I purchased a 50 foot Ethernet cable for temporary connections…which has been sitting in a cabinet for years now, but it helped me figure out a problem, so it was worth it. Remember, you’re trying to eliminate possibilities, not necessarily keep a permanent thing.
Another thing to remember is that your WiFi doesn’t exist in ‘a vacuum’. It is influenced by all sorts of things, some may not be in your control, much like when I had a new neighbor put a WiFi device that stomped over what I was using for SonosNet. Nothing changed from my side, it was an outside source of wifi interference. Things change in a network, not always able to be seen by you, from outside influences, to internal changes, such as updates to your router’s firmware, the Sonos devices, etc. There is no such thing as a static network, generally speaking. You’d have to make a huge effort to set up one, and it wouldn’t be smart, unless you were a company or government site. And even then, it requires monitoring, I’d think, and pretty constant at that.
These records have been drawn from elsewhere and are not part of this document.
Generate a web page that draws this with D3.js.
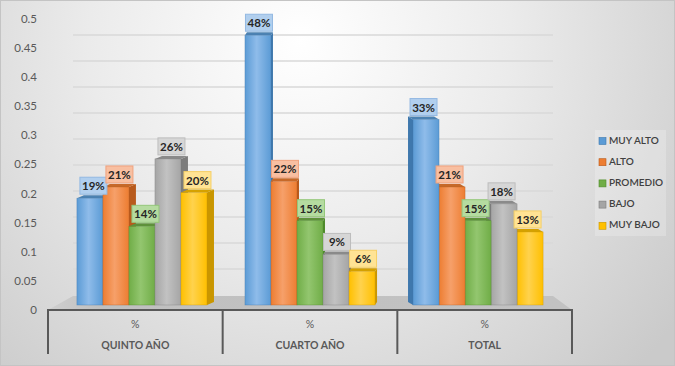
<!DOCTYPE html>
<html><head><meta charset="utf-8">
<script src="https://cdn.jsdelivr.net/npm/d3@7"></script>
<style>html,body{margin:0;padding:0;overflow:hidden;background:#fff}</style>
</head><body>
<svg id="c" width="675" height="366"></svg>
<script>
const categories = ["QUINTO AÑO", "CUARTO AÑO", "TOTAL"];
const subLabels = ["%", "%", "%"];
const seriesNames = ["MUY ALTO", "ALTO", "PROMEDIO", "BAJO", "MUY BAJO"];
const muyAlto = [0.19, 0.48, 0.33];
const alto = [0.21, 0.22, 0.21];
const promedio = [0.14, 0.15, 0.15];
const bajo = [0.26, 0.09, 0.18];
const muyBajo = [0.20, 0.06, 0.13];
const yTicks = [0, 0.05, 0.1, 0.15, 0.2, 0.25, 0.3, 0.35, 0.4, 0.45, 0.5];

const seriesValues = [muyAlto, alto, promedio, bajo, muyBajo];
const colors = ["#5B9BD5", "#ED7D31", "#70AD47", "#A5A5A5", "#FFC000"];
const lightColors = ["#8fbcea", "#f6a06a", "#93c66f", "#c2c2c2", "#ffd24d"];
const darkColors = ["#3f78ad", "#b85a1c", "#4f8a2c", "#7c7c7c", "#c99600"];
const boxFill = ["#b1cfee", "#f8bfa1", "#b5dba0", "#d6d6d6", "#ffe394"];
const boxStroke = ["#94b9e2", "#f0a27d", "#94c77a", "#bdbdbd", "#f5cf66"];

const svg = d3.select("#c");
const W = 675, H = 366;
const defs = svg.append("defs");
const FONT = "Lato, 'Open Sans', sans-serif";

// background
const bg = defs.append("radialGradient").attr("id", "bg")
  .attr("gradientUnits", "userSpaceOnUse").attr("cx", 300).attr("cy", 40).attr("r", 470);
bg.append("stop").attr("offset", 0).attr("stop-color", "#ffffff");
bg.append("stop").attr("offset", 0.45).attr("stop-color", "#ebebeb");
bg.append("stop").attr("offset", 1).attr("stop-color", "#cacaca");
svg.append("rect").attr("width", W).attr("height", H).attr("fill", "url(#bg)");
svg.append("rect").attr("x", 0.5).attr("y", 0.5).attr("width", W - 1).attr("height", H - 1)
  .attr("fill", "none").attr("stroke", "#c4c4c4");

// bar gradients
colors.forEach((c, i) => {
  const g = defs.append("linearGradient").attr("id", "g" + i).attr("x1", 0).attr("x2", 1).attr("y1", 0).attr("y2", 0);
  g.append("stop").attr("offset", 0).attr("stop-color", c);
  g.append("stop").attr("offset", 0.45).attr("stop-color", lightColors[i]);
  g.append("stop").attr("offset", 1).attr("stop-color", c);
});

// scales
const yFront = d3.scaleLinear().domain([0, 0.5]).range([305, 24]);
const yBack = d3.scaleLinear().domain([0, 0.5]).range([295, 35]);
const yLab = d3.scaleLinear().domain([0, 0.5]).range([311, 20]);
const xAxis = d3.scaleBand().domain(categories).range([48, 572]).padding(0);
const x0 = d3.scaleBand().domain(categories).range([48, 572]).paddingInner(0.226).paddingOuter(0.172);
const x1 = d3.scaleBand().domain(seriesNames).range([0, x0.bandwidth()]).padding(0);
const depthX = [7, 2, -5];
const depthY = -3;

// back wall gridlines
svg.append("g").selectAll("line").data(yTicks.slice(1)).join("line")
  .attr("x1", 73).attr("x2", 553)
  .attr("y1", d => yBack(d)).attr("y2", d => yBack(d))
  .attr("stroke", "#d9d9d9").attr("stroke-width", 1.3);

// floor
const floorGrad = defs.append("linearGradient").attr("id", "floor").attr("x1", 0).attr("x2", 1);
floorGrad.append("stop").attr("offset", 0).attr("stop-color", "#cfcfcf");
floorGrad.append("stop").attr("offset", 0.1).attr("stop-color", "#c0c0c0");
floorGrad.append("stop").attr("offset", 1).attr("stop-color", "#c2c2c2");
svg.append("path")
  .attr("d", `M48,${yFront(0) + 5}L73,${yBack(0) + 1}L553,${yBack(0) + 1}L572,${yFront(0) + 5}Z`)
  .attr("fill", "url(#floor)");

// y labels
svg.append("g").selectAll("text").data(yTicks).join("text")
  .attr("x", 37).attr("y", d => yLab(d)).attr("text-anchor", "end")
  .attr("dominant-baseline", "middle")
  .attr("font-family", FONT).attr("font-size", 11.5)
  .attr("fill", "#595959").text(d => String(+d.toFixed(2)));

// bars
const barsG = svg.append("g");
categories.forEach((cat, ci) => {
  const dx = depthX[ci];
  let order = seriesNames.map((s, si) => si);
  if (dx < 0) order = order.reverse();
  order.forEach(si => {
    const v = seriesValues[si][ci];
    const x = x0(cat) + x1(seriesNames[si]);
    const w = x1.bandwidth();
    const top = yFront(v), base = yFront(0);
    const g = barsG.append("g");
    const sx = dx > 0 ? x + w : x;
    g.append("path")
      .attr("d", `M${sx},${top}L${sx + dx},${top + depthY}L${sx + dx},${base + depthY}L${sx},${base}Z`)
      .attr("fill", darkColors[si]);
    g.append("path")
      .attr("d", `M${x},${top}L${x + w},${top}L${x + w + dx},${top + depthY}L${x + dx},${top + depthY}Z`)
      .attr("fill", d3.color(colors[si]).darker(0.5));
    g.append("rect").attr("x", x).attr("y", top).attr("width", w).attr("height", base - top)
      .attr("fill", "url(#g" + si + ")").attr("stroke", darkColors[si]).attr("stroke-width", 0.6).attr("stroke-opacity", 0.6);
  });
});

// data labels
const labG = svg.append("g");
categories.forEach((cat, ci) => {
  const dx = depthX[ci];
  seriesNames.forEach((s, si) => {
    const v = seriesValues[si][ci];
    const cx = x0(cat) + x1(s) + x1.bandwidth() / 2 + dx / 2;
    const top = yFront(v) + depthY;
    const bw = 27, bh = 17;
    labG.append("rect").attr("x", cx - bw / 2).attr("y", top - bh - 1).attr("width", bw).attr("height", bh)
      .attr("fill", boxFill[si]).attr("stroke", boxStroke[si]).attr("stroke-width", 1);
    labG.append("text").attr("x", cx).attr("y", top - bh / 2 - 1)
      .attr("text-anchor", "middle").attr("dominant-baseline", "central")
      .attr("font-family", FONT).attr("font-weight", "bold")
      .attr("font-size", 11.5).attr("fill", "#262626").text(Math.round(v * 100) + "%");
  });
});

// category axis box
const ax = svg.append("g").attr("stroke", "#595959").attr("stroke-width", 2);
ax.append("line").attr("x1", 48).attr("x2", 572).attr("y1", 310).attr("y2", 310);
const bounds = categories.map(c => xAxis(c)).concat([xAxis.range()[1]]);
ax.selectAll(".v").data(bounds).join("line").attr("class", "v")
  .attr("x1", d => d).attr("x2", d => d).attr("y1", 309).attr("y2", 354);

svg.append("g").selectAll("text").data(subLabels).join("text")
  .attr("x", (d, i) => xAxis(categories[i]) + xAxis.bandwidth() / 2).attr("y", 325).attr("text-anchor", "middle")
  .attr("dominant-baseline", "middle").attr("font-family", FONT)
  .attr("font-size", 10.5).attr("fill", "#595959").text(d => d);
svg.append("g").selectAll("text").data(categories).join("text")
  .attr("x", d => xAxis(d) + xAxis.bandwidth() / 2).attr("y", 346).attr("text-anchor", "middle")
  .attr("dominant-baseline", "middle").attr("font-family", FONT)
  .attr("font-weight", "bold").attr("font-size", 10.5).attr("fill", "#595959").text(d => d);

// legend
const lg = svg.append("g");
lg.append("rect").attr("x", 595).attr("y", 130).attr("width", 71).attr("height", 106)
  .attr("fill", "#ffffff").attr("fill-opacity", 0.22);
seriesNames.forEach((s, i) => {
  const y = 141 + i * 21.2;
  lg.append("rect").attr("x", 599).attr("y", y - 3.5).attr("width", 7).attr("height", 7)
    .attr("fill", colors[i]).attr("stroke", darkColors[i]).attr("stroke-width", 0.6);
  lg.append("text").attr("x", 609).attr("y", y).attr("dominant-baseline", "middle")
    .attr("font-family", FONT).attr("font-size", 10)
    .attr("font-weight", 600).attr("fill", "#404040").text(s);
});
</script>
</body></html>
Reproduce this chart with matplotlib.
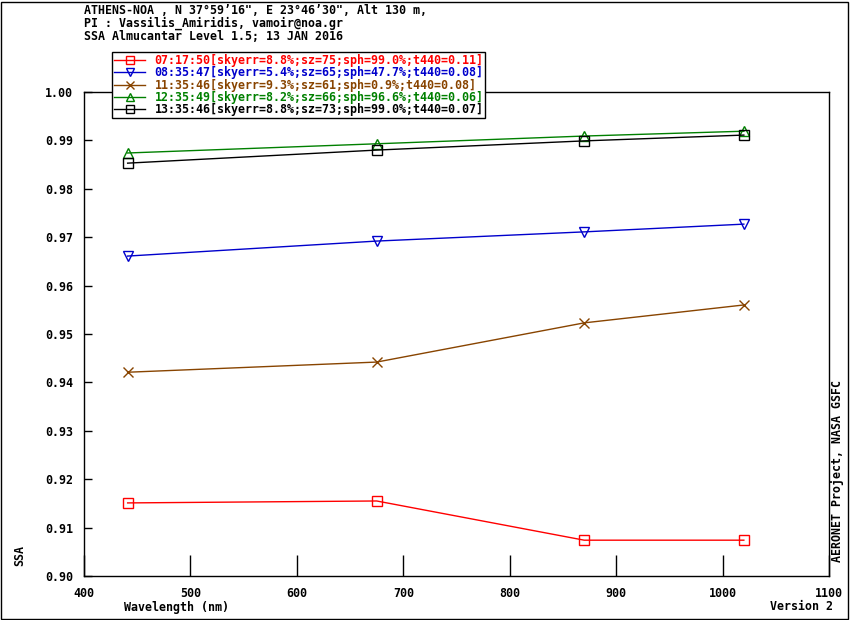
import matplotlib
matplotlib.use("Agg")
from matplotlib import pyplot as plt
from matplotlib.patches import Rectangle

# DATA
wavelengths = [441, 675, 870, 1020]
ssa_0717 = [0.9151, 0.9155, 0.9074, 0.9074]
ssa_0835 = [0.9661, 0.9692, 0.9711, 0.9727]
ssa_1135 = [0.9421, 0.9442, 0.9523, 0.9560]
ssa_1235 = [0.9874, 0.9893, 0.9909, 0.9919]
ssa_1335 = [0.9853, 0.9880, 0.9899, 0.9911]
labels = [
    "07:17:50[skyerr=8.8%;sz=75;sph=99.0%;t440=0.11]",
    "08:35:47[skyerr=5.4%;sz=65;sph=47.7%;t440=0.08]",
    "11:35:46[skyerr=9.3%;sz=61;sph=0.9%;t440=0.08]",
    "12:35:49[skyerr=8.2%;sz=66;sph=96.6%;t440=0.06]",
    "13:35:46[skyerr=8.8%;sz=73;sph=99.0%;t440=0.07]",
]
x_ticks = [400, 500, 600, 700, 800, 900, 1000, 1100]
y_ticks = [0.90, 0.91, 0.92, 0.93, 0.94, 0.95, 0.96, 0.97, 0.98, 0.99, 1.00]
header = [
    "ATHENS-NOA , N 37\u00b059\u201916\", E 23\u00b046\u201930\", Alt 130 m,",
    "PI : Vassilis_Amiridis, vamoir@noa.gr",
    "SSA Almucantar Level 1.5; 13 JAN 2016",
]

FONT = dict(family="DejaVu Sans Mono", fontweight="bold", fontsize=8.4)

series = [
    (ssa_0717, "#ff0000", "s"),
    (ssa_0835, "#0000cc", "v"),
    (ssa_1135, "#884400", "x"),
    (ssa_1235, "#008000", "^"),
    (ssa_1335, "#000000", "s"),
]


def main():
    fig = plt.figure(figsize=(8.5, 6.2), dpi=100)
    ax = fig.add_axes([84 / 850, 1 - 576 / 620, 745 / 850, 484 / 620])

    for (vals, color, marker), label in zip(series, labels):
        ax.plot(wavelengths, vals, color=color, lw=1, marker=marker,
                markersize=6.5, markerfacecolor="none", markeredgecolor=color,
                markeredgewidth=1, label=label)

    ax.set_xlim(400, 1100)
    ax.set_ylim(0.90, 1.00)
    ax.set_xticks(x_ticks)
    ax.set_yticks(y_ticks)
    ax.set_xticklabels([str(t) for t in x_ticks], **FONT)
    ax.set_yticklabels([f"{t:.2f}" for t in y_ticks], **FONT)
    ax.tick_params(axis="x", direction="in", length=15, width=1, pad=8)
    ax.tick_params(axis="y", direction="in", length=6, width=1, pad=8)
    for side in ax.spines.values():
        side.set_linewidth(1)

    leg = fig.legend(loc="upper left", bbox_to_anchor=(112 / 850, 1 - 52 / 620),
                     prop=dict(family="DejaVu Sans Mono", weight="bold", size=8.4),
                     labelcolor="linecolor", frameon=True, fancybox=False,
                     edgecolor="black", framealpha=1, borderpad=0.15,
                     borderaxespad=0, handlelength=2.7, handletextpad=0.8,
                     labelspacing=-0.05, markerscale=0.9)
    leg.get_frame().set_linewidth(1)

    # header lines
    for i, line in enumerate(header):
        fig.text(84 / 850, 1 - (10 + 13.3 * i) / 620, line, va="center", ha="left", **FONT)

    fig.text(124 / 850, 1 - 607 / 620, "Wavelength (nm)", va="center", ha="left", **FONT)
    fig.text(833 / 850, 1 - 607 / 620, "Version 2", va="center", ha="right", **FONT)
    fig.text(20 / 850, 1 - 555 / 620, "SSA", va="center", ha="center", rotation=90, **FONT)
    fig.text(837 / 850, 1 - 562 / 620, "AERONET Project, NASA GSFC", va="bottom",
             ha="center", rotation=90, **FONT)

    # outer frame
    fig.patches.append(Rectangle((1 / 850, 1 / 620), 847 / 850, 617 / 620,
                                 transform=fig.transFigure, fill=False,
                                 edgecolor="black", lw=1, zorder=-1))

    fig.savefig("out.png", dpi=100)


if __name__ == '__main__':
    main()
And as I said before, getting great speeds are measurements between either the measuring device and your router, or extending to a server somewhere outside your home. It is not necessarily measuring the speed to or between your Sonos devices.
The extra time you mention does lend credence to either wifi interference , or a potential duplicate IP address issue. The diagnostic would be a good way to track that down, the hard data in it, read by a Sonos employee, might indicate which it is, or perhaps some other network issue.
One thing I’d certainly try is to check to see if indeed there is a duplicate IP address problem. Unplug all of your Sonos devices from power. Once that is done, reboot your router. Give the router a couple of minutes to come back up, and then plug back in the Sonos devices. If that speeds things up, you were suffering from duplicate IP addresses (I’d assume your router suffered from something like a power brownout, or a spike), and it might be worth looking at the router’s manual and setting up reserved IP addresses for all your devices. It’s good housekeeping for any network, and certainly wouldn’t hurt.
But remember, calling Sonos support after submitting a diagnostic is much more helpful than any response here, since our responses here can’t be based on hard data, like theirs are on the phone. We have to base our responses on our knowledge of networking, and the way Sonos works, without the support of the hard data.